Uzis, bombers,
nukes ... and a sheep virus? As if there weren't already enough
ways to get killed or injured while serving your country, the U.S.
military is getting set to inoculate millions of servicemen and
women with a highly controversial anthrax vaccine. Its intent is
to protect against possible biological warfare. But reports of
serious side effects are leading military personnel--and some
politicians, including Connecticut Attorney General Richard
Blumenthal--to speak out against what they see as unlawful
medical experimentation.
Veterinarians
and other animal workers have for years occasionally received
vaccinations against anthrax, an infectious animal disease that
can be fatal to human beings. The military vaccinated 150,000
people who served in the Gulf War in 1991 and began mandatory
inoculations in 1997. But the vaccine was never approved for
airborne anthrax--the variety that would be encountered in war.
And Bioport, the Michigan company that makes the vaccine, shut
down in 1999 after repeatedly failing FDA inspections. It
reopened this year, and the full-scale immunization program is
set to restart in October.
Connecticut
natives Thomas Rempfer and Russ Dingle hope to prevent the
program from getting off the ground. The two pilots were ordered
to resign from the Connecticut Air National Guard in 1999 after
they refused to take the vaccine and spoke publicly against it.
The Guard had asked them to investigate the vaccine as part of a
team of concerned servicemen and to present any questions that
arose.
"The
inoculation program was to have been on hold until satisfactory
answers were received," Dingle says. Instead, the men were
informed that their safety questions would not be answered and
that anyone refusing to receive the vaccine would be forced to
resign.
"I
made a personal and professional decision, based on my research,
that the anthrax policy was questionable in its legality, and as
a military officer I have a duty to challenge such orders,"
Rempfer says.

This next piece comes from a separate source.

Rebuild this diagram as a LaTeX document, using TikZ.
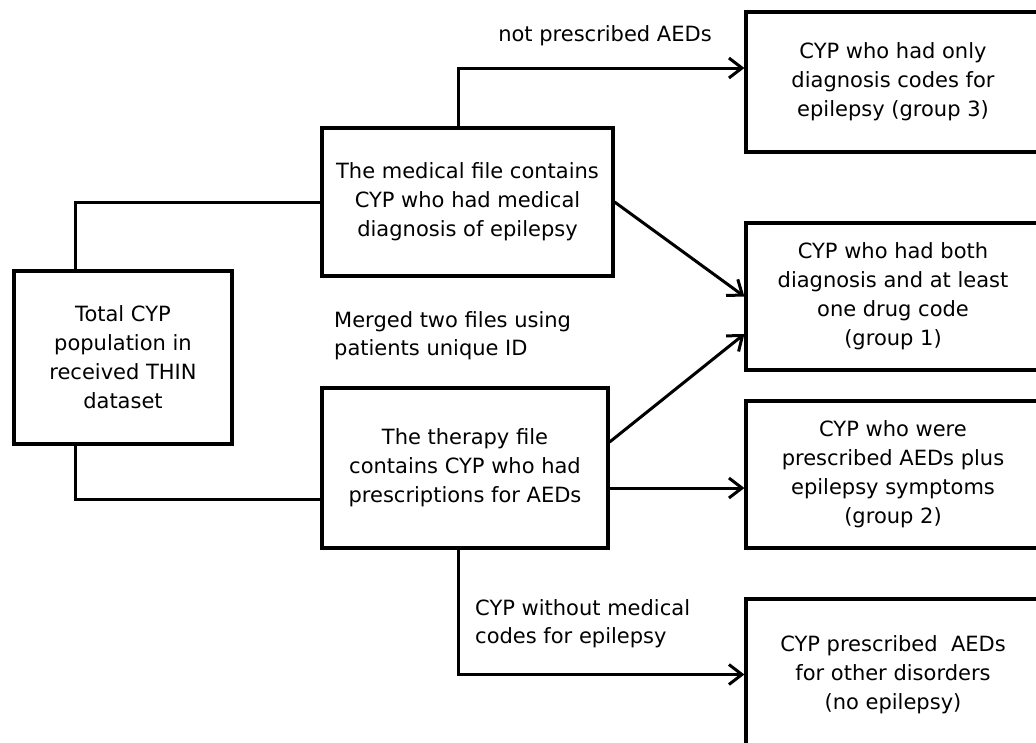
\documentclass[tikz,border=0pt]{standalone}
\usepackage{fontspec}
\setmainfont{DejaVu Sans}
\usetikzlibrary{arrows.meta}
\tikzset{
  box/.style={draw, line width=3.2pt, align=center, inner sep=0pt,
    font=\fontsize{21}{29}\selectfont},
  conn/.style={line width=3pt},
  arr/.style={conn, -{Straight Barb[length=13pt,width=20pt,line width=3pt]}},
  lbl/.style={inner sep=0pt, font=\fontsize{21}{28}\selectfont}
}
\begin{document}
\begin{tikzpicture}[x=1pt,y=-1pt]
\path[use as bounding box, clip] (0,0) rectangle (1036,742);

% boxes
\node[box, minimum width=218pt, minimum height=173pt] (total) at (123,357.5)
  {Total CYP\\population in\\received THIN\\dataset};
\node[box, minimum width=291pt, minimum height=148pt] (medical) at (467.5,202)
  {The medical file contains\\CYP who had medical\\diagnosis of epilepsy};
\node[box, minimum width=286pt, minimum height=160pt] (therapy) at (465,468)
  {The therapy file\\contains CYP who had\\prescriptions for AEDs};
\node[box, minimum width=294pt, minimum height=140pt] (g3) at (893,82)
  {CYP who had only\\diagnosis codes for\\epilepsy (group 3)};
\node[box, minimum width=294pt, minimum height=147pt] (g1) at (893,296.5)
  {CYP who had both\\diagnosis and at least\\one drug code\\(group 1)};
\node[box, minimum width=294pt, minimum height=147pt] (g2) at (893,474.5)
  {CYP who were\\prescribed AEDs plus\\epilepsy symptoms\\(group 2)};
\node[box, minimum width=294pt, minimum height=151pt] (g0) at (893,674.5)
  {CYP prescribed\ \ AEDs\\for other disorders\\(no epilepsy)};

% labels
\node[lbl] (lnot) at (605,36) {not prescribed AEDs};
\node[lbl, anchor=west, align=left] (lmerge) at (334,336)
  {Merged two files using\\patients unique ID};
\node[lbl, anchor=west, align=left] (lwithout) at (475,624)
  {CYP without medical\\codes for epilepsy};

% helper coordinates for the elbow connectors
\coordinate (tx) at (75,0);
\coordinate (mx) at (458,0);
\coordinate (ny) at (0,68);
\coordinate (ty) at (0,499);
\coordinate (d1) at (0,442);
\coordinate (d2) at (0,334);
\coordinate (py) at (0,488);

% connectors
\draw[conn] (total.north -| tx) |- (medical.west);
\draw[conn] (total.south -| tx) |- (therapy.west |- ty);
\draw[arr] (medical.north -| mx) |- (g3.west |- ny);
\draw[arr] (medical.east) -- (g1.west);
\draw[arr] (therapy.east |- d1) -- (g1.west |- d2);
\draw[arr] (therapy.east |- py) -- (g2.west |- py);
\draw[arr] (therapy.south -| mx) |- (g0.west);
\end{tikzpicture}
\end{document}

Both men are now leaders of a national movement
protesting the vaccine.
Rempfer
and Dingle's experiences inspired Blumenthal to directly
challenge the FDA's licensing of the anthrax program on the
grounds that it is experimental and that Connecticut could be
held responsible for sickened personnel.
"I
am dismayed that the commencement of [the Anthrax Vaccine
Immunization Program] appears to have been made without
consideration of what entity, in the state or federal government,
would be responsible to State National Guardsmen should any
illness or disability occur as a result of the immunization,"
Blumenthal wrote in one of several letters requesting that U.S.
officials reconsider the policy.
Blumenthal
has reason to be concerned. Evidence is mounting that reactions
to the vaccine may have caused some of the symptoms of Gulf War
Syndrome, and at least 52 people have been hospitalized following
inoculation. Yet responses from the federal government have been
consistently unsympathetic.
"Wearing
helmets isn't voluntary because everybody needs protection. The
same is true of anthrax vaccination," wrote Defense
Department official Charles Cragin in response to Blumenthal's
plea.
But
Robert Johnston, a Yale history and American studies professor
who has studied vaccinations programs and their opponents, says
the sheer number of military officers opposing the program--400
have so far refused the shots--calls for heightened scrutiny.
"There's a history of medical experimentation in the
military that has been really dreadful," Johnston says.
"When military personnel question any kind of medical
procedure, our bells and whistles should go off."
For now, however, the U.S. government isn't making a sound.